You could get the impression Fake News is the substructure of Social Media. It can’t work without it. And with every debate especially about Facebook’s influence comes a side track about the company’s responsibility to stop the spread of fake news. The solution to those problems are quickly determined. Social Media companies just don’t put enough effort into the fight against fake news. And although these critics might not be wrong, they fall short on describing the big picture. Facebook, though being the main spreading platform of fake news, only is one wheel in the whole fake news machinery. Regulating more might diminish the spread. But it will never fight the fire. Because the deep structual problem originates from how we handle knowledge in the first place.
Primarily, we see knowledge as a commodity. It is precious. This is why we keep it, why we hide it, why we sell it. Take academic knowledge. Science is the foundation of fact-based, rational and logical decisions. With Climate Change as one of the most pressing topics of our century you would think that access to scientific knowledge has the rank of a fundamental right. Yet science is parked behind the paywalls of big scientific publishing houses.
And sites that want to change that, for example Sci-Hub, are fought like criminals. Same goes for most of the big newspapers that are allowing access to their articles only after buying a monthly subscription and lobby their way into a strict regulation about who can share what from their news sites. Meanwhile, fake news are accessible for free.
Furthermore, we use knowledge as a means to create separation. Knowledge is power. I know something that you don’t. Scientific communities create whole jargons around their knowledge. Only the ones who learn this vocabulary are “worthy” of joining the talk. Language is used to distinguish from those who don’t speak it and by its very nature prove to lack this knowledge.
Last but not least everyone of us became a sender. We can share the message we want to a broad number of people. The means to spread our opinion are exponentially more powerful. As are the means to spread the opinions of others. This comes with a certain form of responsibility. We allow a message to spread. We allow a message to reach more people. Many people are not used to that form of responsibility.
What could solve that problem now, though? Could Social Media be the solution? After all it claims to be there for everyone. And making information more accessible to a broader range of people and easily understandable might sound like a solid plan.
However, the same phenomenons I just described also apply for technology. When was the last time you *really* understood what the blackbox that we call “Facebook’s algorithm” is doing? Neither does Facebook have an interest in using accessible language to make what they do understandable nor do they want to share their codes for Open Source purposes. And when they are questioned about their responsibility in basically every topic, they are fast to push that responsibility to the users.

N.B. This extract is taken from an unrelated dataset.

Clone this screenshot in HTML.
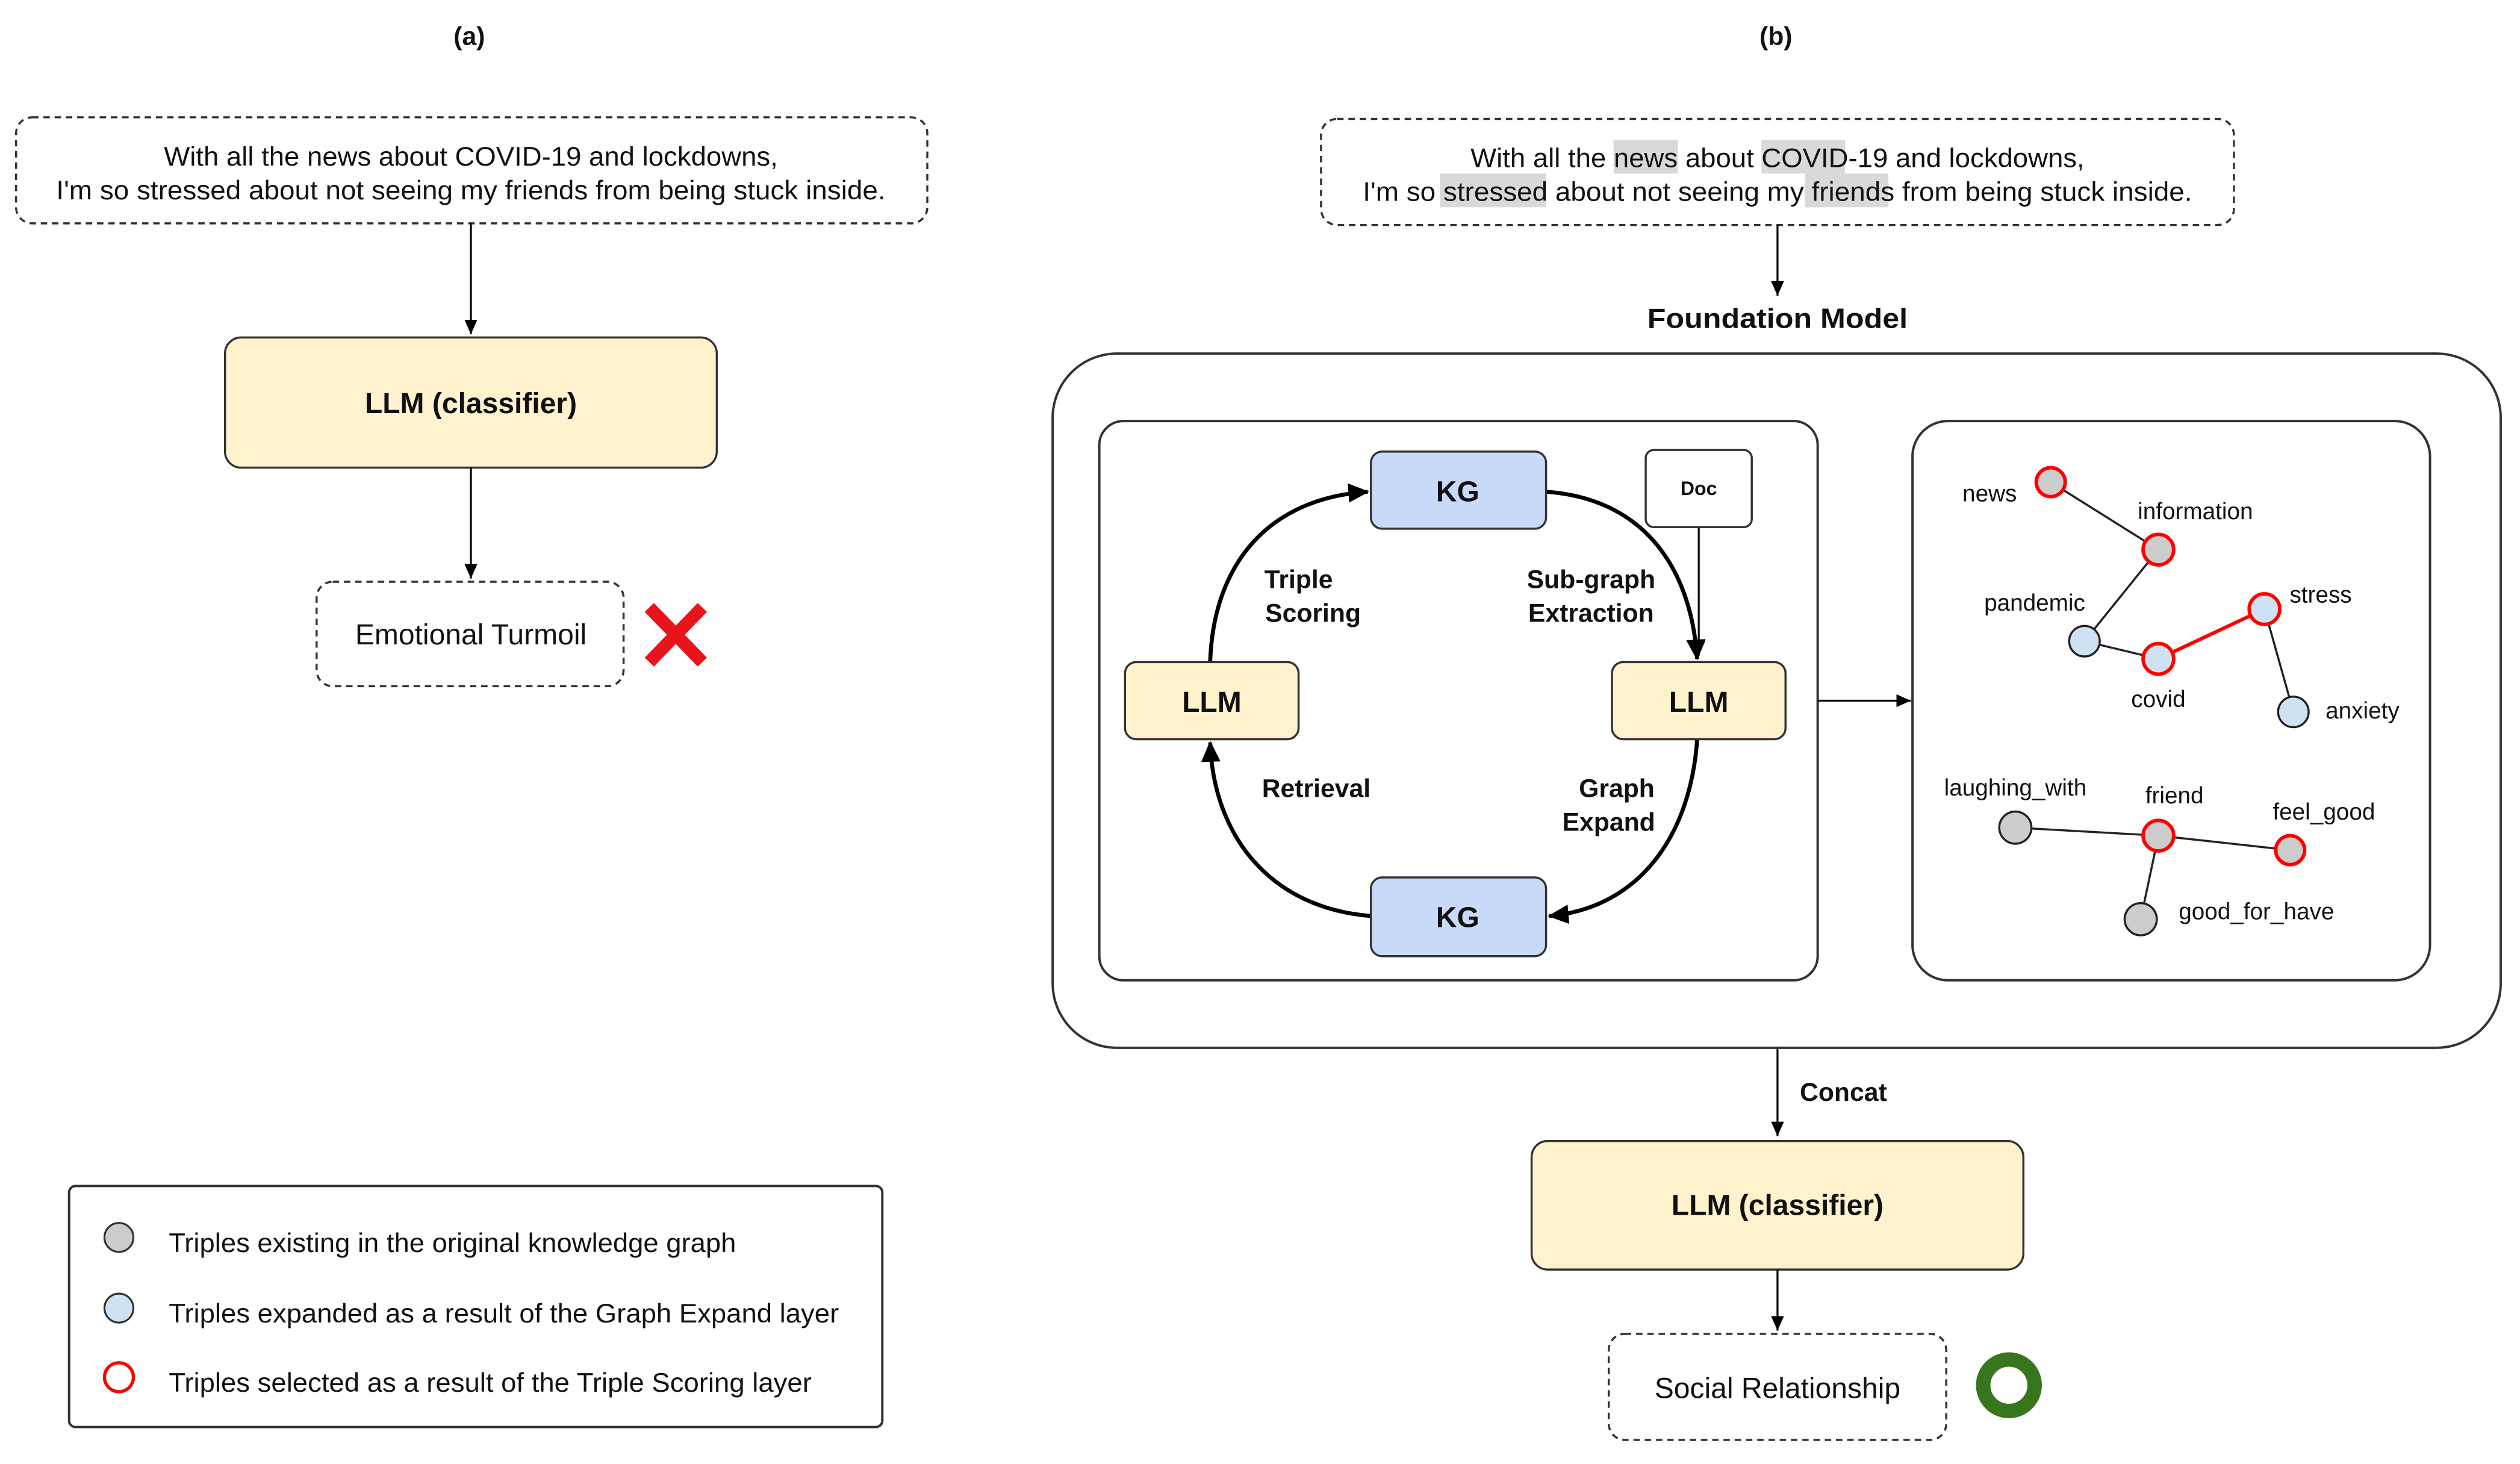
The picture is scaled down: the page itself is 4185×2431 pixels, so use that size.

Fake news fall on very fruitful grounds in Social Networks. The issuers of those kinds of posts know how to play the game very well. They keep their message simple and in easy language, they make use of the fact that people can’t or don’t want to spend money on superficial information and they exploit the attention-boosting Social Media game.
This makes it hard for other players, for example NGOs or political parties to reach new user groups with posts that are not pushed to have a sensational character or a clickbait-y headline. Forcing Social Media networks to filter more, to delete more, to change their algorithms will not get rid of the problem. Because your Uncle Bill still won’t know what of the remaining notifications is Fake News and what comes from a serious source. And who is to say what a serious source is, anyway? The right for freedom of press is a very precious right to keep.
One thing that definitely would release some pressure from the cooker would be investments in government-led programs for more digital media literacy. Teaching the people how to judge information they see online, just how we learned that we judge news in the Daily Mirror differently than in The Guardian, if you look on the UK media landscape. Feel free to fill in the Tabloid News Peddlers in your country.
And we also need to rethink our general relationship to knowledge. How do we evaluate what we know? Are we open to share it with the world or do we want to exploit it? Do we want to have accessible comprehension or do we decide to separate ourselves from the “normal” people? Most scientific communities in an attempt to prove their raison d’être choose the second way. And through that maneuver themselves into an ivory tower of practical insignificance where they do not reach the people on the ground.
Most tech companies choose that path as well. The fancy tech words that you never quite knew what to do with them are more often than not used to separate “the futurists” from the masses and to create an aura of myth around it.
What would happen if both science and tech started working more with the general public instead of creating something that becomes an end in itself? Would this world be free of fake news? Probably not. They have always been around and they will always be around. But if everybody worked more towards a general awareness around knowledge, maybe we can reach a state where we openly exchange opinions and expertise by discussion rather than shouting at each other stuck in one’s own convictions.